El experto en estudios de género ha comentado que la
discriminación interna y externa hacia las mujeres puede percibirse en
todos los ámbitos; incluyendo, con énfasis especial, a la comunidad
LGBTTTI. —La
homosexualidad demerita la masculinidad hegemónica. Según el machismo,
el antagonista del ‘macho’ es el ‘afeminado’ (…) Lo ‘afeminado’ se
refiere a los gestos o actitudes propios de mujer; en el patriarcado lo
femenino, o no tiene valor, o es secundario— ha explicado González Pagés. Para él, las «víctimas relativas» del machismo tampoco están en una posición deseable: —Lo
triste es que pensemos que es feliz debiendo ser hegemónico (…) el
temor a la ‘devaluación’ empuja al hombre a una lucha por la hegemonía
donde todo vale, incluso tumbar al compañero—.
Lo
cierto es que los grupos que padecen la discriminación y sus efectos
están muy lejos de ser los responsables de su generación. El gobierno
tiene la responsabilidad (por la Constitución del Estado y por los
múltiples tratados internacionales que ha reconocido) de prevenir y
erradicar la discriminación. Sin embargo, poco se hace desde la clase
política por sensibilizar y empoderar a los grupos discriminados. O
quizás se hace más, pero su incidencia es limitada.
Las expresiones de
violencia y menoscabo en contra de las mujeres no han sido tomadas como
un problema de prioridad nacional por los Estados Unidos Mexicanos; aún
cuando éstas llegan a extenderse a extremos tales como el feminicidio.
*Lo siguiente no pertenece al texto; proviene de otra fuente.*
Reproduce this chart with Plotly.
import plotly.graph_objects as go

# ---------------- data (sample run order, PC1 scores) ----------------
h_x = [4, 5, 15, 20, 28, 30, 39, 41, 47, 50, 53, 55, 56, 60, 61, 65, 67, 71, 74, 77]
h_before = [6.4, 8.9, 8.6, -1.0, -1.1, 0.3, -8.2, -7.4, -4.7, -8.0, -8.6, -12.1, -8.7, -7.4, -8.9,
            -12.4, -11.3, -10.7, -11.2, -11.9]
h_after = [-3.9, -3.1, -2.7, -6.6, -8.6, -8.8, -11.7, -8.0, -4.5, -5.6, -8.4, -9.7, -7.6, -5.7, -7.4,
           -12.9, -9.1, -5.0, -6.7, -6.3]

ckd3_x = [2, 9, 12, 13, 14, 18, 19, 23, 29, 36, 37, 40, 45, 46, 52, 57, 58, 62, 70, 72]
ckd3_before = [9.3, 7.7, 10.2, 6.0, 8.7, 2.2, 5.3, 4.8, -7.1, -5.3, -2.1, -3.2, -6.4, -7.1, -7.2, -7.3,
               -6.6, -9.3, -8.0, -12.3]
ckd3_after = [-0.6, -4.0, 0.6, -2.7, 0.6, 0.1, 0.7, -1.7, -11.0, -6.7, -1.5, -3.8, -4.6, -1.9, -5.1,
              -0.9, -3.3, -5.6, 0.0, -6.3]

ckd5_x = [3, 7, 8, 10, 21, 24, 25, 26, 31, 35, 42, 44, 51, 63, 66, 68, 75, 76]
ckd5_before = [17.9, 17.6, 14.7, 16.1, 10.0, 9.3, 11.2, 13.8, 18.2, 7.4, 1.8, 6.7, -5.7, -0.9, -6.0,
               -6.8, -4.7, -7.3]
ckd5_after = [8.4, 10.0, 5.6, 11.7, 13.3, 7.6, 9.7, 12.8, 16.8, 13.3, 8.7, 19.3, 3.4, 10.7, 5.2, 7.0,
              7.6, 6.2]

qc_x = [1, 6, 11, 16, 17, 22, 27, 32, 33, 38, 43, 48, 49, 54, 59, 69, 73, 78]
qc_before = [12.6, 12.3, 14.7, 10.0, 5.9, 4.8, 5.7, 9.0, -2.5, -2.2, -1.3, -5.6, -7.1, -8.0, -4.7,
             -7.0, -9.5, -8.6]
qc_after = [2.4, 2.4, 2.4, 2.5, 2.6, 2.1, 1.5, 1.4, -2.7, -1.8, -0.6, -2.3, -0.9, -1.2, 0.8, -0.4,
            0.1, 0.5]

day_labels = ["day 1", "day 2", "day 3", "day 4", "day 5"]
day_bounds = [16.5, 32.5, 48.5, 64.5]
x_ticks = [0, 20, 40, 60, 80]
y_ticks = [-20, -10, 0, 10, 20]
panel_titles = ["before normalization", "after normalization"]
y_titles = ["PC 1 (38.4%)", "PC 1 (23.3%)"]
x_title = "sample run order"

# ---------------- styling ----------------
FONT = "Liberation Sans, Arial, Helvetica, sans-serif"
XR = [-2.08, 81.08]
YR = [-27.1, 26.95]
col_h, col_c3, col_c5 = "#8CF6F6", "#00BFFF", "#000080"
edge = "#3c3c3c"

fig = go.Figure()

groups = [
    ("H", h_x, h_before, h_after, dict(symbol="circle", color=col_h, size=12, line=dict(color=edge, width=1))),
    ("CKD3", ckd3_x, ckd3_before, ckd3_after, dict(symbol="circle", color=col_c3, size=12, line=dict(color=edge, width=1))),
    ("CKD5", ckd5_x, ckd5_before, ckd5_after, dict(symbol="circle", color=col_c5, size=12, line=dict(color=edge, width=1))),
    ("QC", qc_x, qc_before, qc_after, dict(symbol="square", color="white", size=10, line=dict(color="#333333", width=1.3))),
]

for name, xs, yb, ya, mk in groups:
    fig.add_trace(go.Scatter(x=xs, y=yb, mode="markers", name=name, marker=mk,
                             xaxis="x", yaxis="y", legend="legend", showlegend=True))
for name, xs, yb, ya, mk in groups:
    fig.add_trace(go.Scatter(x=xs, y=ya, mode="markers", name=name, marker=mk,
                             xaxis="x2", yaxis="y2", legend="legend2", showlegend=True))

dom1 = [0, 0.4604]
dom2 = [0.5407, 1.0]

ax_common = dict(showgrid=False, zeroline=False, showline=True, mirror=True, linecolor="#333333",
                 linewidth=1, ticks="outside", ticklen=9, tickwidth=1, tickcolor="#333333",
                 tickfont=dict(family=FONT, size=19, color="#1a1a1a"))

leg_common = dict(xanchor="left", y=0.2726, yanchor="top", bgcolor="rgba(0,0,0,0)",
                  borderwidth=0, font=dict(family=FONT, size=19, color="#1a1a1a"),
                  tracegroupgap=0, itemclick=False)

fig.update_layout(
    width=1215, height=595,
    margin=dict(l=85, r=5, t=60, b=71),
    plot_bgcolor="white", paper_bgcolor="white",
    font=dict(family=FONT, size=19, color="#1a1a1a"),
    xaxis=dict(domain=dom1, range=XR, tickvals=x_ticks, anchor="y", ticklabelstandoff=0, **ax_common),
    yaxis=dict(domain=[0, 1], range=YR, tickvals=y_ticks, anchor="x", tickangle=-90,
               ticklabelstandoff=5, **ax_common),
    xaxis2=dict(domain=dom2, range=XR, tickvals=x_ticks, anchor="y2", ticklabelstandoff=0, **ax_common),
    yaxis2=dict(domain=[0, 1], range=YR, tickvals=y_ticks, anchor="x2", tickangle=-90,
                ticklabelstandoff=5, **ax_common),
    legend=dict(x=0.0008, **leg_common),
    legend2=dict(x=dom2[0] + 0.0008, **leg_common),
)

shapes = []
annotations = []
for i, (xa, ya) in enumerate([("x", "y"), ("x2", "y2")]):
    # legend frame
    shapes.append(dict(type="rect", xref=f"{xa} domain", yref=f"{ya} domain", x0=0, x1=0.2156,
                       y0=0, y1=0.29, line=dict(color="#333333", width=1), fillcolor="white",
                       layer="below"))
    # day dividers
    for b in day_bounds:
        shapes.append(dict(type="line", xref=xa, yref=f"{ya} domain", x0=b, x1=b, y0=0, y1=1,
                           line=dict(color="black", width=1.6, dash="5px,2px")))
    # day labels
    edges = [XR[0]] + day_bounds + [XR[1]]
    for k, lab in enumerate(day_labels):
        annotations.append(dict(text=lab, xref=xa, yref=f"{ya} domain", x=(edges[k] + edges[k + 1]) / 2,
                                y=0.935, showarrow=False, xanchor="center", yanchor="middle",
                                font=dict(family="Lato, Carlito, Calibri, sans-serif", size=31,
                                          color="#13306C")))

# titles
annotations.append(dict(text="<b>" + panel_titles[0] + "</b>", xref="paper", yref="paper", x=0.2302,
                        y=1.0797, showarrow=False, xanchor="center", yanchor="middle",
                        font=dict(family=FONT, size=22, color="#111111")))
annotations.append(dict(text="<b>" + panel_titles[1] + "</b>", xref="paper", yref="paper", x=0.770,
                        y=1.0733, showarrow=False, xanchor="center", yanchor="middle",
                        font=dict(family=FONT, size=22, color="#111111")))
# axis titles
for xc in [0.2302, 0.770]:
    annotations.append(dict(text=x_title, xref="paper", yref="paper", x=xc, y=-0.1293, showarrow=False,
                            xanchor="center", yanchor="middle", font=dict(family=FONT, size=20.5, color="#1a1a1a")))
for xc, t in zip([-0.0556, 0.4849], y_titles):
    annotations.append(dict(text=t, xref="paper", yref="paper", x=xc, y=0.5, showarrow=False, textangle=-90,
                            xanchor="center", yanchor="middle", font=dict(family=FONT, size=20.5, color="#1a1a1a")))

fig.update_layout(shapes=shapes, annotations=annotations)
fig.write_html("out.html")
¿De qué nos sirve un discurso que pretenda ser incluyente en la forma
pero que, en el fondo, esconda la voluntad de hacer perdurar las viejas
relaciones de poder? Poco beneficia el que algunas mujeres ocupen unos
cuantos escaños a aquellas que permanecen igual que antes: víctimas del
machismo que las menoscaba y las invisibiliza.